The Register being an officer belonging to the executive department of the Government, is not permitted by the Constitution to exercise judicial functions, and the Court, in that case, did not decide that he possessed the power, which would necessarily be judicial, to determine an issue as to when the title vested, or that his action in the matter of the contest would be final or conclusive upon the question of title, when the question was brought before another officer or tribunal. His proceedings are still of a ministerial nature, as well in the matter of the contest as in approving a survey or issuing a certificate. In proceedings by him in the selection and location of lands for the State, in lieu of the sixteenth and thirty-sixth sections, whether there is a contest or not, the fact of title in the United States to the land sought to be selected, is a jurisdictional fact; and in its absence, his decision that the land should be selected, as well as his acts in making the selection, would be as void of all legal effect as would be a judgment rendered by a Court having no jurisdiction of the subject-matter of the action.

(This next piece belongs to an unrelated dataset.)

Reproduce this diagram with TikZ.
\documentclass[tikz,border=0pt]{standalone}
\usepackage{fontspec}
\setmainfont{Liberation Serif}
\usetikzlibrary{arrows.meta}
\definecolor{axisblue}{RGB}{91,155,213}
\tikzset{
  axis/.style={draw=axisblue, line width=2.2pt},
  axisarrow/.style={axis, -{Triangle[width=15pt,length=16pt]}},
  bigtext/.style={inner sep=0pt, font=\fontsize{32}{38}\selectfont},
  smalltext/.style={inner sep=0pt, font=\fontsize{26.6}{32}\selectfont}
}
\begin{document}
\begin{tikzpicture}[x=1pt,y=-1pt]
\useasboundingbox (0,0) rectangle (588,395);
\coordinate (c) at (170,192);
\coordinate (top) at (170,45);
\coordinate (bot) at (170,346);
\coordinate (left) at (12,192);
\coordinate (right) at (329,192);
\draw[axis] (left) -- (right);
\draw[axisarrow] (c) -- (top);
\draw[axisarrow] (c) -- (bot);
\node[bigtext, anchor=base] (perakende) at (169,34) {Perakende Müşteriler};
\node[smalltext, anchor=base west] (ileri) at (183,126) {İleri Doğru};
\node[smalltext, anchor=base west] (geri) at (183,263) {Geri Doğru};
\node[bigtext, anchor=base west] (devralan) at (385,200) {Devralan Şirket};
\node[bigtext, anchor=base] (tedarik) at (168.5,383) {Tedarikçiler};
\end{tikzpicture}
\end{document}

The points we have discussed, relating to the question of title in the State to the lands sold, have an important bearing upon a principle that is vital to the writ of mandamus, lying at the very foundation of the relator's right. It is said in Tapping on Mandamus (pp. 9, 10) that the Court, in the exercise of its authority to grant the writ, " will render it, as far as it can, the supplementary means of substantial justice in every case where there is no other specific legal remedy for a legal right; * * * that the writ will not be granted unless to prevent a failure of justice--that is, it issues upon the assumption that that which ought to have been done at a time past, has not been done." No amount of argument would be able to prove that upon the facts in this case, the relator had a legal right to a patent from the State purporting to convey to him the lands in controversy, as the lands of the State.
The motion must be denied.
Sawyer, J., concurring:
I concur in the order.
Shafter, J., concurring specially:
While I am compelled to dissent from the whole of the argument contained in the opinion delivered by the majority of the Court, I concur in the judgment. I put my concurrence upon the ground that it does not appear by the Register's certificate that the lands in question have been surveyed on behalf of the United States or by the County Surveyor of the county in which the lands are situate. The powers of the Governor in the matter of issuing the patent are, in my judgment, purely ministerial. But it is in the direct line of his ministerial service to see that the certificate sent to him by the Register covers every point of fact which the law requires it to contain. Though the Governor cannot go behind the certificate, yet he not only may, but is required to look into it; and if on looking into it he finds that it does not include all the points to be included in it by statute requirement, then it is the same as though no certificate had been attempted.